● Task prompt
Write out the full listing exactly as given, minus the images.

● Data
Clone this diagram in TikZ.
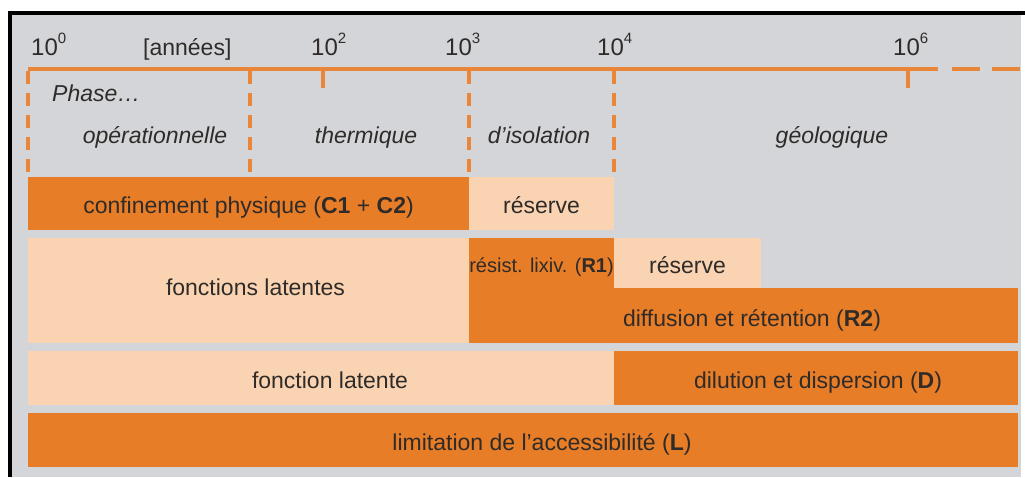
\documentclass[tikz,border=0pt]{standalone}
\usepackage{fontspec}
\setmainfont{Liberation Sans}
\definecolor{panel}{HTML}{D3D5D9}
\definecolor{hot}{HTML}{E87D28}
\definecolor{pale}{HTML}{FAD4B2}
\definecolor{axisc}{HTML}{E9863A}
\definecolor{ink}{HTML}{2F2B29}
\newcommand\pw[1]{10\raisebox{0.5em}{\fontsize{15}{15}\selectfont #1}}
\begin{document}
\begin{tikzpicture}[x=1pt,y=-1pt,
  txt/.style={text=ink,font=\fontsize{23}{27}\selectfont,inner sep=0pt},
  lbl/.style={txt,anchor=base},
  scale lbl/.style={txt,anchor=base west,font=\fontsize{24}{28}\selectfont},
  phase/.style={txt,font=\fontsize{23}{27}\selectfont\itshape},
  box/.style={inner sep=0pt,outer sep=0pt,draw=none},
  hotbox/.style={box,fill=hot},
  palebox/.style={box,fill=pale},
  axisline/.style={draw=axisc,line width=3.5pt},
  limit/.style={axisline,dash pattern=on 13pt off 9pt},
  tick/.style={axisline}]
% frame and background
\useasboundingbox (0,0) rectangle (1025,477);
\fill[white] (0,0) rectangle (1025,477);
\fill[panel] (8,11) rectangle (1021,477);
\draw[black,line width=4pt] (10,477) -- (10,13) -- (1025,13);

% time scale
\node[scale lbl] (t0) at (31,55) {\pw{0}};
\node[txt,anchor=base west] (unit) at (143,55) {[années]};
\node[scale lbl] (t2) at (311,55) {\pw{2}};
\node[scale lbl] (t3) at (445,55) {\pw{3}};
\node[scale lbl] (t4) at (597,55) {\pw{4}};
\node[scale lbl] (t6) at (893,55) {\pw{6}};

\coordinate (a0) at (28,69);
\coordinate (a1) at (250,69);
\coordinate (a2) at (323,69);
\coordinate (a3) at (469,69);
\coordinate (a4) at (614,69);
\coordinate (a6) at (908,69);
\coordinate (aend) at (938,69);
\coordinate (d1s) at (952,69);
\coordinate (d1e) at (980,69);
\coordinate (d2s) at (992,69);
\coordinate (d2e) at (1020,69);
\draw[axisline] (a0) -- (aend);
\draw[axisline] (d1s) -- (d1e);
\draw[axisline] (d2s) -- (d2e);
\draw[tick] (a2) -- ++(0,19);
\draw[tick] (a6) -- ++(0,19);
\foreach \c in {a0,a1,a3,a4}
  \draw[limit] ([yshift=-1.7pt]\c) -- ++(0,104);

% phases
\node[phase,anchor=base west] (ph) at (52,101) {Phase\ldots};
\node[phase,anchor=base] (p1) at (155,143) {opérationnelle};
\node[phase,anchor=base] (p2) at (366,143) {thermique};
\node[phase,anchor=base] (p3) at (539,143) {d’isolation};
\node[phase,anchor=base] (p4) at (832,143) {géologique};

% barrier functions
\node[hotbox,minimum width=441,minimum height=53] (c12) at (248.5,203.5) {};
\node[palebox,minimum width=145,minimum height=53] (res1) at (541.5,203.5) {};
\node[palebox,minimum width=441,minimum height=105] (lat1) at (248.5,290.5) {};
\node[hotbox,minimum width=549,minimum height=55] (r2) at (743.5,315.5) {};
\node[hotbox,minimum width=145,minimum height=50.5] (r1) at (541.5,263) {};
\node[palebox,minimum width=147,minimum height=50.5] (res2) at (687.5,263) {};
\node[palebox,minimum width=586,minimum height=54] (lat2) at (321,378) {};
\node[hotbox,minimum width=404,minimum height=54] (dd) at (816,378) {};
\node[hotbox,minimum width=990,minimum height=54] (lim) at (523,440) {};

\node[lbl] (c12t) at ([yshift=-9.8pt]c12.center) {confinement physique (\textbf{C1} + \textbf{C2})};
\node[lbl] (res1t) at ([yshift=-9.8pt]res1.center) {réserve};
\node[lbl] (lat1t) at ([xshift=7pt,yshift=-4.5pt]lat1.center) {fonctions latentes};
\node[lbl,font=\fontsize{20}{24}\selectfont] (r1t) at ([yshift=-9.5pt]r1.center) {résist. lixiv. (\textbf{R1})};
\node[lbl] (res2t) at ([yshift=-10pt]res2.center) {réserve};
\node[lbl] (r2t) at ([xshift=8.5pt,yshift=-11pt]r2.center) {diffusion et rétention (\textbf{R2})};
\node[lbl] (lat2t) at ([xshift=9pt,yshift=-10pt]lat2.center) {fonction latente};
\node[lbl] (ddt) at ([xshift=2pt,yshift=-10pt]dd.center) {dilution et dispersion (\textbf{D})};
\node[lbl] (limt) at ([xshift=19pt,yshift=-10pt]lim.center) {limitation de l’accessibilité (\textbf{L})};
\end{tikzpicture}
\end{document}
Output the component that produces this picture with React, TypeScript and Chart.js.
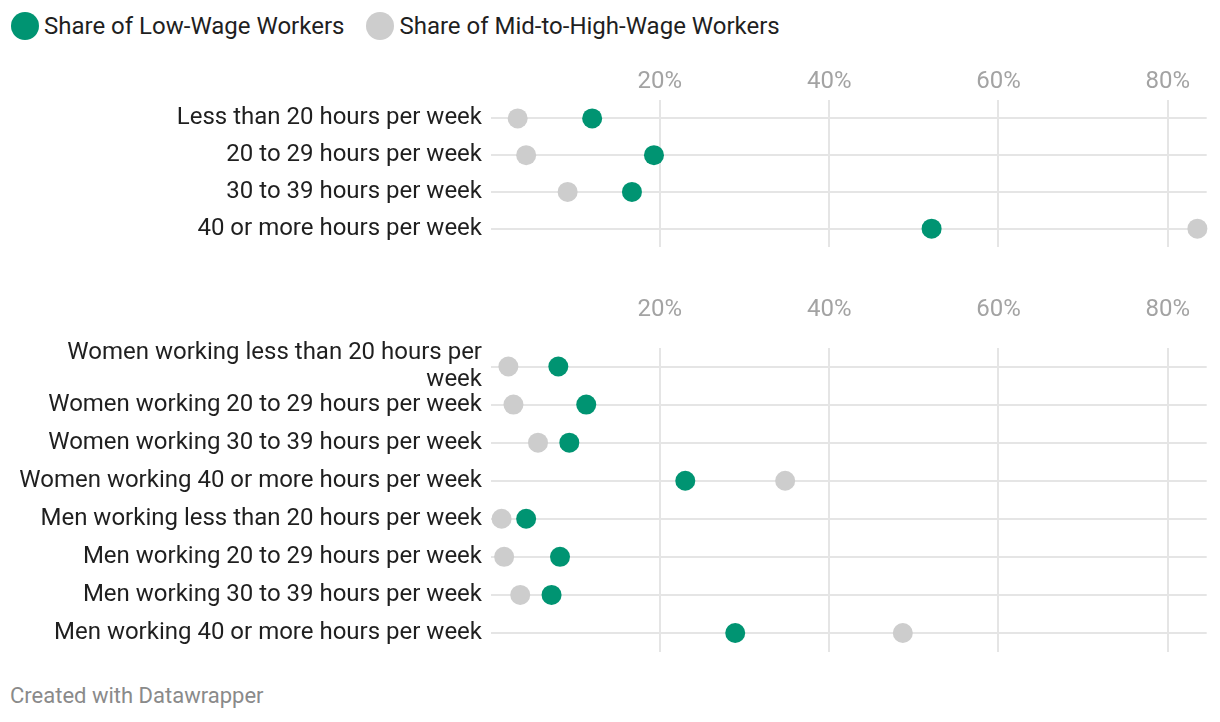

● Exercise answer
Clone this diagram in TikZ.
\documentclass[tikz,border=0pt]{standalone}
\usepackage{fontspec}
\setmainfont{Liberation Sans}
\definecolor{panel}{HTML}{D3D5D9}
\definecolor{hot}{HTML}{E87D28}
\definecolor{pale}{HTML}{FAD4B2}
\definecolor{axisc}{HTML}{E9863A}
\definecolor{ink}{HTML}{2F2B29}
\newcommand\pw[1]{10\raisebox{0.5em}{\fontsize{15}{15}\selectfont #1}}
\begin{document}
\begin{tikzpicture}[x=1pt,y=-1pt,
  txt/.style={text=ink,font=\fontsize{23}{27}\selectfont,inner sep=0pt},
  lbl/.style={txt,anchor=base},
  scale lbl/.style={txt,anchor=base west,font=\fontsize{24}{28}\selectfont},
  phase/.style={txt,font=\fontsize{23}{27}\selectfont\itshape},
  box/.style={inner sep=0pt,outer sep=0pt,draw=none},
  hotbox/.style={box,fill=hot},
  palebox/.style={box,fill=pale},
  axisline/.style={draw=axisc,line width=3.5pt},
  limit/.style={axisline,dash pattern=on 13pt off 9pt},
  tick/.style={axisline}]
% frame and background
\useasboundingbox (0,0) rectangle (1025,477);
\fill[white] (0,0) rectangle (1025,477);
\fill[panel] (8,11) rectangle (1021,477);
\draw[black,line width=4pt] (10,477) -- (10,13) -- (1025,13);

% time scale
\node[scale lbl] (t0) at (31,55) {\pw{0}};
\node[txt,anchor=base west] (unit) at (143,55) {[années]};
\node[scale lbl] (t2) at (311,55) {\pw{2}};
\node[scale lbl] (t3) at (445,55) {\pw{3}};
\node[scale lbl] (t4) at (597,55) {\pw{4}};
\node[scale lbl] (t6) at (893,55) {\pw{6}};

\coordinate (a0) at (28,69);
\coordinate (a1) at (250,69);
\coordinate (a2) at (323,69);
\coordinate (a3) at (469,69);
\coordinate (a4) at (614,69);
\coordinate (a6) at (908,69);
\coordinate (aend) at (938,69);
\coordinate (d1s) at (952,69);
\coordinate (d1e) at (980,69);
\coordinate (d2s) at (992,69);
\coordinate (d2e) at (1020,69);
\draw[axisline] (a0) -- (aend);
\draw[axisline] (d1s) -- (d1e);
\draw[axisline] (d2s) -- (d2e);
\draw[tick] (a2) -- ++(0,19);
\draw[tick] (a6) -- ++(0,19);
\foreach \c in {a0,a1,a3,a4}
  \draw[limit] ([yshift=-1.7pt]\c) -- ++(0,104);

% phases
\node[phase,anchor=base west] (ph) at (52,101) {Phase\ldots};
\node[phase,anchor=base] (p1) at (155,143) {opérationnelle};
\node[phase,anchor=base] (p2) at (366,143) {thermique};
\node[phase,anchor=base] (p3) at (539,143) {d’isolation};
\node[phase,anchor=base] (p4) at (832,143) {géologique};

% barrier functions
\node[hotbox,minimum width=441,minimum height=53] (c12) at (248.5,203.5) {};
\node[palebox,minimum width=145,minimum height=53] (res1) at (541.5,203.5) {};
\node[palebox,minimum width=441,minimum height=105] (lat1) at (248.5,290.5) {};
\node[hotbox,minimum width=549,minimum height=55] (r2) at (743.5,315.5) {};
\node[hotbox,minimum width=145,minimum height=50.5] (r1) at (541.5,263) {};
\node[palebox,minimum width=147,minimum height=50.5] (res2) at (687.5,263) {};
\node[palebox,minimum width=586,minimum height=54] (lat2) at (321,378) {};
\node[hotbox,minimum width=404,minimum height=54] (dd) at (816,378) {};
\node[hotbox,minimum width=990,minimum height=54] (lim) at (523,440) {};

\node[lbl] (c12t) at ([yshift=-9.8pt]c12.center) {confinement physique (\textbf{C1} + \textbf{C2})};
\node[lbl] (res1t) at ([yshift=-9.8pt]res1.center) {réserve};
\node[lbl] (lat1t) at ([xshift=7pt,yshift=-4.5pt]lat1.center) {fonctions latentes};
\node[lbl,font=\fontsize{20}{24}\selectfont] (r1t) at ([yshift=-9.5pt]r1.center) {résist. lixiv. (\textbf{R1})};
\node[lbl] (res2t) at ([yshift=-10pt]res2.center) {réserve};
\node[lbl] (r2t) at ([xshift=8.5pt,yshift=-11pt]r2.center) {diffusion et rétention (\textbf{R2})};
\node[lbl] (lat2t) at ([xshift=9pt,yshift=-10pt]lat2.center) {fonction latente};
\node[lbl] (ddt) at ([xshift=2pt,yshift=-10pt]dd.center) {dilution et dispersion (\textbf{D})};
\node[lbl] (limt) at ([xshift=19pt,yshift=-10pt]lim.center) {limitation de l’accessibilité (\textbf{L})};
\end{tikzpicture}
\end{document}
Output the component that produces this picture with React, TypeScript and Chart.js.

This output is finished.